John R. Schindler, consiglia un libraio timido e burbero, è lo studioso che meglio ha raccontato il fronte dell’Isonzo della Grande Guerra. Il bel libro, Isonzo, edito dalla Leg, è nato da chilometri di marcia e ore di interviste, con fare da cronista, da presa diretta. Scusi, cosa c’è di strano? «Non è automatico che uno venga in questi posti e si fermi» dice il librario. A meno che non sia in fuga; lo erano i profughi che irrompevano a Topolò, freddo e calda ospitalità più a nord, sulla cartina, rispetto al Collio.

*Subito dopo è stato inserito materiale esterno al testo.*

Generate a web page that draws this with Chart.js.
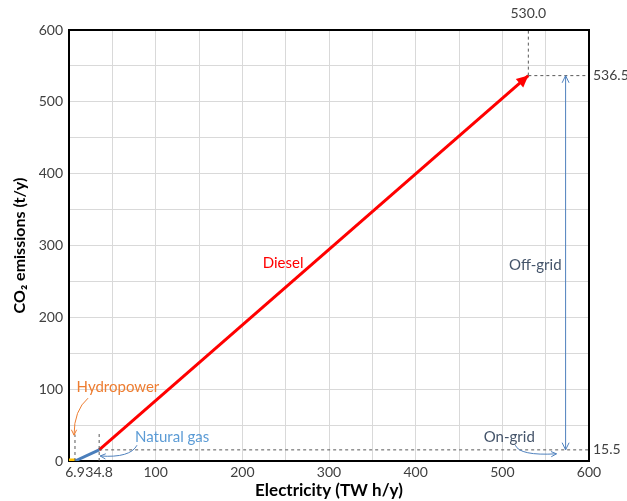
<!DOCTYPE html>
<html>
<head>
<meta charset="utf-8">
<script src="https://cdn.jsdelivr.net/npm/chart.js@4"></script>
<style>
  html, body { margin: 0; padding: 0; background: #fff; }
  #wrap { width: 627px; height: 501px; }
</style>
</head>
<body>
<div id="wrap"><canvas id="chartCO2"></canvas></div>
<script>
// values
const hydroX = [0, 6.9];
const hydroY = [0, 0];
const gasX = [6.9, 34.8];
const gasY = [0, 15.5];
const dieselX = [34.8, 530];
const dieselY = [15.5, 536.5];

// dashed guide lines [x1, y1, x2, y2]
const guides = [
    [6.9, 0, 6.9, 37],
    [34.8, 0, 34.8, 40],
    [34.8, 15.5, 600, 15.5],
    [530, 536.5, 530, 600],
    [530, 536.5, 600, 536.5]
];

// off-grid span
const offGridX = [573, 573];
const offGridY = [15.5, 536.5];

const xTicks = [0, 6.9, 34.8, 50, 100, 150, 200, 250, 300, 350, 400, 450, 500, 550, 600];
const xTickLabels = [6.9, 34.8, 100, 200, 300, 400, 500, 600];
const yTickLabels = [0, 100, 200, 300, 400, 500, 600];

// text labels [text, x, y, colour]
const labels = [
    ['Hydropower', 56.5, 103, '#ED7D31'],
    ['Natural gas', 119, 33, '#5B9BD5'],
    ['On-grid', 508, 33, '#44546A'],
    ['Off-grid', 538, 272, '#44546A'],
    ['Diesel', 247, 275, '#FF0000']
];

// curved arrows [x0, y0, cx, cy, x1, y1, colour]
const curves = [
    [22, 87.5, 5.8, 71, 5.8, 36, '#ED7D31'],
    [78.5, 22, 70.5, 4, 36, 7, '#4F81BD'],
    [515, 22, 520, 7, 562.5, 10, '#4F81BD']
];

function pts(xs, ys) {
    return xs.map((x, i) => ({x: x, y: ys[i]}));
}

function arrowHead(ctx, x0, y0, x1, y1, size, filled, color) {
    const a = Math.atan2(y1 - y0, x1 - x0);
    ctx.save();
    ctx.strokeStyle = color;
    ctx.fillStyle = color;
    ctx.lineWidth = 1;
    ctx.beginPath();
    ctx.moveTo(x1 - size * Math.cos(a - 0.45), y1 - size * Math.sin(a - 0.45));
    ctx.lineTo(x1, y1);
    ctx.lineTo(x1 - size * Math.cos(a + 0.45), y1 - size * Math.sin(a + 0.45));
    if (filled) {
        ctx.closePath();
        ctx.fill();
    } else {
        ctx.stroke();
    }
    ctx.restore();
}

const extras = {
    id: 'extras',
    afterDatasetsDraw(chart) {
        const ctx = chart.ctx;
        const xs = chart.scales.x;
        const ys = chart.scales.y;
        const area = chart.chartArea;
        const px = v => xs.getPixelForValue(v);
        const py = v => ys.getPixelForValue(v);

        // frame top and right
        ctx.save();
        ctx.strokeStyle = '#000';
        ctx.lineWidth = 2;
        ctx.beginPath();
        ctx.moveTo(area.left, area.top);
        ctx.lineTo(area.right, area.top);
        ctx.lineTo(area.right, area.bottom);
        ctx.stroke();
        ctx.restore();

        // diesel arrow head
        arrowHead(ctx, px(dieselX[0]), py(dieselY[0]), px(dieselX[1]), py(dieselY[1]), 13, true, '#FF0000');

        // off-grid arrow heads
        arrowHead(ctx, px(offGridX[0]), py(offGridY[0]), px(offGridX[1]), py(offGridY[1]), 8, false, '#4F81BD');
        arrowHead(ctx, px(offGridX[1]), py(offGridY[1]), px(offGridX[0]), py(offGridY[0]), 8, false, '#4F81BD');

        // curved arrows
        curves.forEach(c => {
            ctx.save();
            ctx.strokeStyle = c[6];
            ctx.lineWidth = 1;
            ctx.beginPath();
            ctx.moveTo(px(c[0]), py(c[1]));
            ctx.quadraticCurveTo(px(c[2]), py(c[3]), px(c[4]), py(c[5]));
            ctx.stroke();
            ctx.restore();
            arrowHead(ctx, px(c[2]), py(c[3]), px(c[4]), py(c[5]), 6, false, c[6]);
        });

        // labels
        ctx.save();
        ctx.font = '15px Lato';
        ctx.textAlign = 'center';
        ctx.textBaseline = 'middle';
        labels.forEach(l => {
            ctx.fillStyle = l[3];
            ctx.fillText(l[0], px(l[1]), py(l[2]));
        });

        // value labels
        ctx.fillStyle = '#404040';
        ctx.font = '14px Lato';
        ctx.fillText('530.0', px(530), area.top - 17);
        ctx.textAlign = 'left';
        ctx.fillText('536.5', area.right + 4, py(536.5));
        ctx.fillText('15.5', area.right + 4, py(15.5));
        ctx.restore();
    }
};

const guideSets = guides.map(g => ({
    data: [{x: g[0], y: g[1]}, {x: g[2], y: g[3]}],
    borderColor: '#595959',
    borderWidth: 1,
    borderDash: [3, 3],
    pointRadius: 0,
    showLine: true
}));

const ctx = document.getElementById('chartCO2').getContext('2d');
const chartCO2 = new Chart(ctx, {
    type: 'scatter',
    data: {
        datasets: [
            ...guideSets,
            {
                label: 'Off-grid',
                data: pts(offGridX, offGridY),
                borderColor: '#4F81BD',
                borderWidth: 1,
                pointRadius: 0,
                showLine: true
            },
            {
                label: 'Hydropower',
                data: pts(hydroX, hydroY),
                borderColor: '#FFC000',
                borderWidth: 5,
                pointRadius: 0,
                showLine: true
            },
            {
                label: 'Natural gas',
                data: pts(gasX, gasY),
                borderColor: '#4A7EBB',
                borderWidth: 3,
                pointRadius: 0,
                showLine: true
            },
            {
                label: 'Diesel',
                data: pts(dieselX, dieselY),
                borderColor: '#FF0000',
                borderWidth: 3,
                pointRadius: 0,
                showLine: true
            }
        ]
    },
    options: {
        responsive: true,
        maintainAspectRatio: false,
        animation: false,
        layout: {
            padding: {top: 30, right: 38, left: 0, bottom: 0}
        },
        scales: {
            x: {
                type: 'linear',
                min: 0,
                max: 600,
                afterBuildTicks: function(scale) {
                    scale.ticks = xTicks.map(v => ({value: v}));
                },
                afterFit: function(scale) {
                    scale.height = 40;
                },
                grid: {
                    color: c => (c.tick && c.tick.value % 50 === 0) ? '#D9D9D9' : 'rgba(0,0,0,0)',
                    drawTicks: false
                },
                border: {color: '#000', width: 2},
                ticks: {
                    autoSkip: false,
                    maxRotation: 0,
                    padding: 3,
                    color: '#404040',
                    font: {family: 'Lato', size: 14},
                    callback: function(value) {
                        return xTickLabels.includes(value) ? String(value) : '';
                    }
                },
                title: {
                    display: true,
                    text: 'Electricity (TW h/y)',
                    color: '#000',
                    font: {family: 'Lato', size: 17, weight: 'bold'},
                    padding: {top: 0, bottom: 0}
                }
            },
            y: {
                type: 'linear',
                min: 0,
                max: 600,
                afterFit: function(scale) {
                    scale.width = 69;
                },
                grid: {
                    color: '#D9D9D9',
                    drawTicks: false
                },
                border: {color: '#000', width: 2},
                ticks: {
                    stepSize: 50,
                    padding: 6,
                    color: '#404040',
                    font: {family: 'Lato', size: 14},
                    callback: function(value) {
                        return yTickLabels.includes(value) ? String(value) : '';
                    }
                },
                title: {
                    display: true,
                    text: 'CO₂ emissions (t/y)',
                    color: '#000',
                    font: {family: 'Lato', size: 16, weight: 'bold'},
                    padding: {top: 10, bottom: 0}
                }
            }
        },
        plugins: {
            legend: {display: false},
            tooltip: {enabled: false}
        }
    },
    plugins: [extras]
});
</script>
</body>
</html>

Topolò, 29 abitanti (il trentesimo èmorto qualche giorno fa, un anziano fumatore di Ms, «distruggevo i pacchetti, lui insisteva» piange la badante, italiana), Topolò, dicevamo, è sul confine. Quando, negli anni Novanta andò in frantumi la Jugoslavia, «ci invasero» dice il signor Alfonso, 83 anni e uno dei 29 nel paesino a 600 metri d’altezza. Vittime della pulizia etnica, in tanti vennero espulsi e privati, con modifiche ai computer e documenti cancellati, della residenza. A Topolò le case vuote, quelle dei concittadini emigrati, abbondavano; una divenne «l’ambasciata dei cancellati», il ricovero per i forestieri, i disperati, c’è una targa, ben tenuta, sulla porta.
Era vicino, il valico, Alfonso? «Il confine passava dietro quelle case, la frazione di Trusgne, io di cognome faccio Trusjach, le località e le persone qui sono simili, sono abituate a stare insieme, non importa se i nomi sono italiani o sloveni. Tornando al confine, guardi quel monte: è già Slovenia. Ma se devo essere sincero, eravamo noi a essere confinati. La strada, il collegamento con l’Italia, l’hanno costruita nel ’51». Arrivato in ritardo, il governo non perse tempo. Salirono subito i bus. Prese posto anche il signor Trusjach. «Portavano alle miniere, in Belgio. Il Belgio più minatori riceveva e più carbone dava all’Italia. Ci caricavano tutti. Era una deportazione».